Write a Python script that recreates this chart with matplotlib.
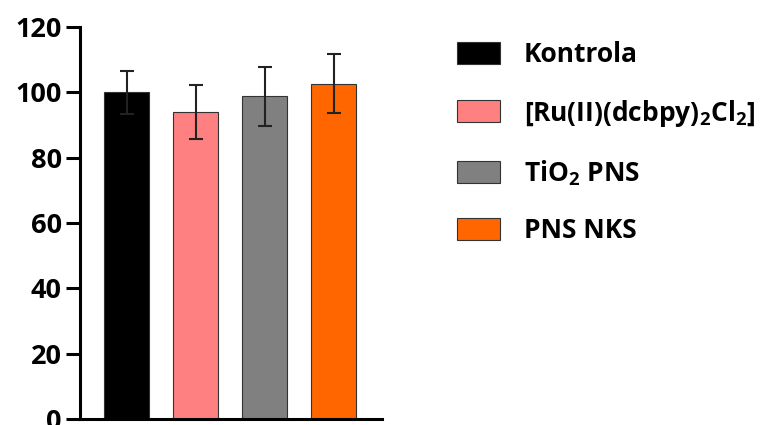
import numpy as np
import matplotlib
matplotlib.use("Agg")
import matplotlib.pyplot as plt

labels = ['Kontrola', '[Ru(II)(dcbpy)$_2$Cl$_2$]', 'TiO$_2$ PNS', 'PNS NKS']
means = [100.0, 94.0, 98.8, 102.7]
errors = [6.5, 8.2, 9.0, 9.0]
colors = ['#000000', '#FF8080', '#808080', '#FF6600']
yticks = [0, 20, 40, 60, 80, 100, 120]

plt.rcParams['font.family'] = ['Open Sans', 'DejaVu Sans']
plt.rcParams['font.weight'] = 'bold'
plt.rcParams['mathtext.fontset'] = 'custom'
plt.rcParams['mathtext.rm'] = 'Open Sans:bold'
plt.rcParams['mathtext.default'] = 'rm'

W, H = 778, 425
fig = plt.figure(figsize=(W / 100, H / 100), dpi=100)
ax = fig.add_axes([80 / W, (H - 419) / H, 302 / W, 392 / H])

x = np.arange(len(means))
bars = ax.bar(x, means, width=0.65, color=colors, edgecolor='#333333',
              linewidth=0.8, label=labels, zorder=2)
ax.errorbar(x, means, yerr=errors, fmt='none', ecolor='#222222',
            elinewidth=1.5, capsize=4.7, capthick=1.5, zorder=3)

ax.set_xlim(-0.68, 3.7)
ax.set_ylim(0, 120)
ax.set_yticks(yticks)
ax.set_xticks([])
for s in ['top', 'right']:
    ax.spines[s].set_visible(False)
for s in ['left', 'bottom']:
    ax.spines[s].set_linewidth(2.2)
ax.tick_params(axis='y', length=10, width=2.2, labelsize=19.5, pad=3)
for t in ax.get_yticklabels():
    t.set_fontweight('bold')

leg = fig.legend(handles=bars, labels=labels, loc='upper left',
                 bbox_to_anchor=(457 / W, 1 - 41 / H), frameon=False,
                 fontsize=19, handlelength=1.63, handleheight=0.91,
                 labelspacing=1.12, handletextpad=0.9, borderpad=0,
                 borderaxespad=0)
for t in leg.get_texts():
    t.set_fontweight('bold')

fig.savefig('out.png', dpi=100)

CHALLENGE
Starting with the first line of the data above and ending with the line containing "ax = fig.add_axes([80", please restate every line exactly, leaving images out.

ANSWER TO THE EXERCISE
Write a Python script that recreates this chart with matplotlib.
import numpy as np
import matplotlib
matplotlib.use("Agg")
import matplotlib.pyplot as plt

labels = ['Kontrola', '[Ru(II)(dcbpy)$_2$Cl$_2$]', 'TiO$_2$ PNS', 'PNS NKS']
means = [100.0, 94.0, 98.8, 102.7]
errors = [6.5, 8.2, 9.0, 9.0]
colors = ['#000000', '#FF8080', '#808080', '#FF6600']
yticks = [0, 20, 40, 60, 80, 100, 120]

plt.rcParams['font.family'] = ['Open Sans', 'DejaVu Sans']
plt.rcParams['font.weight'] = 'bold'
plt.rcParams['mathtext.fontset'] = 'custom'
plt.rcParams['mathtext.rm'] = 'Open Sans:bold'
plt.rcParams['mathtext.default'] = 'rm'

W, H = 778, 425
fig = plt.figure(figsize=(W / 100, H / 100), dpi=100)
ax = fig.add_axes([80 / W, (H - 419) / H, 302 / W, 392 / H])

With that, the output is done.